Peskin and Schroeder p. 20-21

[nicksauce]

In equation 2.23 we have
\phi = \frac{1}{\sqrt{2\omega}}(a + a^{\dagger})

So how come equation 2.25 is

\phi(x) = \int{\frac{d^3p}{(2\pi)^3}\frac{1}{\sqrt{2\omega_p}}(a_pe^{ipx} + a_p^{\dagger}e^{-ipx})}

And not \phi(x) = \int{\frac{d^3p}{(2\pi)^3}\frac{1}{\sqrt{2\omega_p}}(a_p + a_p^{\dagger})e^{ipx}}

 

[deferro]

because you have to account for the ground state of particle p at x.

"The" ground state is antisymmetric, not symmetric so your version won't allow for the phase (between ground state and evolved state).

 

[ExactlySolved]

The Fourier transform of a was substituted into both the a and the a dagger term, and the adjoint of a scalar times an operator is the conjugate of the scalar times the adjoint of the operator.

In other words, the Fourier transform has been applied to the basis states, not to phi(x) directly.

 

[strangerep]

In equation 2.23 we have
\phi = \frac{1}{\sqrt{2\omega}}(a + a^{\dagger})

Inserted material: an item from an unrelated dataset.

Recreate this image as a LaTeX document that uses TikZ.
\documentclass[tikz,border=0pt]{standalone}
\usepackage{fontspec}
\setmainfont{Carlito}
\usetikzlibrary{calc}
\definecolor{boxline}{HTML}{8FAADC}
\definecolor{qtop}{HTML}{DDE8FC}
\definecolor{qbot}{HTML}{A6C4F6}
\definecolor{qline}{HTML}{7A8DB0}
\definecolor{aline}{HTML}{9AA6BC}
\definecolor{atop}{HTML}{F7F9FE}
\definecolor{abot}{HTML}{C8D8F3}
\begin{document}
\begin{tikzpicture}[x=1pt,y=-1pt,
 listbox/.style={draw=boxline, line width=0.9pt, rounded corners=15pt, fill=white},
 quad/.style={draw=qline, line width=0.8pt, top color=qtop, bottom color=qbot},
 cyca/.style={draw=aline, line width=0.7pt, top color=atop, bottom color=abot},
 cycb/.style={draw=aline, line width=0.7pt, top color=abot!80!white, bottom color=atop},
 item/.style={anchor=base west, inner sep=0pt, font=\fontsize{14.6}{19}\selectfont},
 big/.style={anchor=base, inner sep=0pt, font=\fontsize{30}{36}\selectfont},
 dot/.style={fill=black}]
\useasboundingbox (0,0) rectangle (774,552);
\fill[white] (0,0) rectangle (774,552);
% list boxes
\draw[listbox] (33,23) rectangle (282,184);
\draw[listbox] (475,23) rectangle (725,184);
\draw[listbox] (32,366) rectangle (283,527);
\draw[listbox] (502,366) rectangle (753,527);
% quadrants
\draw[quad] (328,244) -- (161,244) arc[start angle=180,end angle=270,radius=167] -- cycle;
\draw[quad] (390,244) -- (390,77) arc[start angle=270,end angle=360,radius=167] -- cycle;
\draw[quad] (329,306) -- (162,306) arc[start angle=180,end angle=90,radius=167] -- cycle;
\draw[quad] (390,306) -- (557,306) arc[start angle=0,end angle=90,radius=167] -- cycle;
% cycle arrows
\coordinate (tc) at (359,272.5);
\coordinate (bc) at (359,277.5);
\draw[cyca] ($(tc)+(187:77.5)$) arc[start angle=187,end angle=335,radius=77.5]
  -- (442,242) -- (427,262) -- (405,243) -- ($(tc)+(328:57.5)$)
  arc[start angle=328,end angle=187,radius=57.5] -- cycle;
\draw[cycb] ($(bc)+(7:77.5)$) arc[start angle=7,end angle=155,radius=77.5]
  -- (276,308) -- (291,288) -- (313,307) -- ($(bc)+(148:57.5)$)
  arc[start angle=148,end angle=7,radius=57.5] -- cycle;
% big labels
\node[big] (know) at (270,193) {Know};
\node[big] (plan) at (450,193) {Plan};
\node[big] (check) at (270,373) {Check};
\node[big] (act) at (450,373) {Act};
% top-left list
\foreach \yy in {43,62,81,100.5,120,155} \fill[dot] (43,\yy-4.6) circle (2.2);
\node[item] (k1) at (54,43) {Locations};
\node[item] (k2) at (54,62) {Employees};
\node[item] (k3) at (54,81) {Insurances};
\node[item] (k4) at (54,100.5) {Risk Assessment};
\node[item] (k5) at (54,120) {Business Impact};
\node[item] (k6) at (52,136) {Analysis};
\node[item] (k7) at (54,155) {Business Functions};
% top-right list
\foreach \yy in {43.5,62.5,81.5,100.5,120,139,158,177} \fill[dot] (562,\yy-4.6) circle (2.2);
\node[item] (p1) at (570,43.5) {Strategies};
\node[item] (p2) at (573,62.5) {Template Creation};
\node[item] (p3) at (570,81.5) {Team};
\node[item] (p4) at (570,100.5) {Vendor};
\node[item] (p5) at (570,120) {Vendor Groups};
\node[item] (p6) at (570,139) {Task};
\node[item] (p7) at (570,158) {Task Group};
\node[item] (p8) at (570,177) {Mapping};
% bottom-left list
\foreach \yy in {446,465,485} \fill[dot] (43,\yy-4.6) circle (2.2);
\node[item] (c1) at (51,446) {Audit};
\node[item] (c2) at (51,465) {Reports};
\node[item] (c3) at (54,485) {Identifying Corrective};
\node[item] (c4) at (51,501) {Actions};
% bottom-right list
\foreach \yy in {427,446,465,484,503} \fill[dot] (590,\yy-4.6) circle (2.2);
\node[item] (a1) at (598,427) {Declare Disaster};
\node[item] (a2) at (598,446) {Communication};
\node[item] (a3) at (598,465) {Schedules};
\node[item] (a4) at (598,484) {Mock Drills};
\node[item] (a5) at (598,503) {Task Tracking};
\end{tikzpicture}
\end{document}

So how come equation 2.25 is

\phi(x) = \int{\frac{d^3p}{(2\pi)^3}\frac{1}{\sqrt{2\omega_p}}(a_pe^{ipx} + a_p^{\dagger}e^{-ipx})}

And not

\phi(x) = \int{\frac{d^3p}{(2\pi)^3}\frac{1}{\sqrt{2\omega_p}}(a_p + a_p^{\dagger})e^{ipx}}

Isn't it because \phi(x) is supposed to be a real field?
I.e., we want \phi(x)^\dagger = \phi(x) .

 

[malawi_glenn]

That is what I have been taught as well, that we "want" a real K.G Field.

 

[Fredrik]

The general solution of the classical KG equation is

\phi(x)=\int d^3p\left(g(\vec p)e^{i\sqrt{\vec p^2+m^2}-i\vec p\cdot\vec x}+h(\vec p)e^{i\sqrt{\vec p^2+m^2}+i\vec p\cdot\vec x}\right)

=\int d^3p\left(g(\vec p)e^{i\sqrt{\vec p^2+m^2}-i\vec p\cdot\vec x}+h(-\vec p)e^{i\sqrt{\vec p^2+m^2}-i\vec p\cdot\vec x}\right) =\int d^3p\left(g(\vec p)e^{ipx}+h(-\vec p)e^{-ipx}\right)

where p⁰ is defined as the positive square root. What we get from the requirement that \phi(x) be real is just that h(-\vec p)=g(\vec p)^*.

 

[nicksauce]

Thanks for the input everyone. The requirement of a real field makes a lot of sense.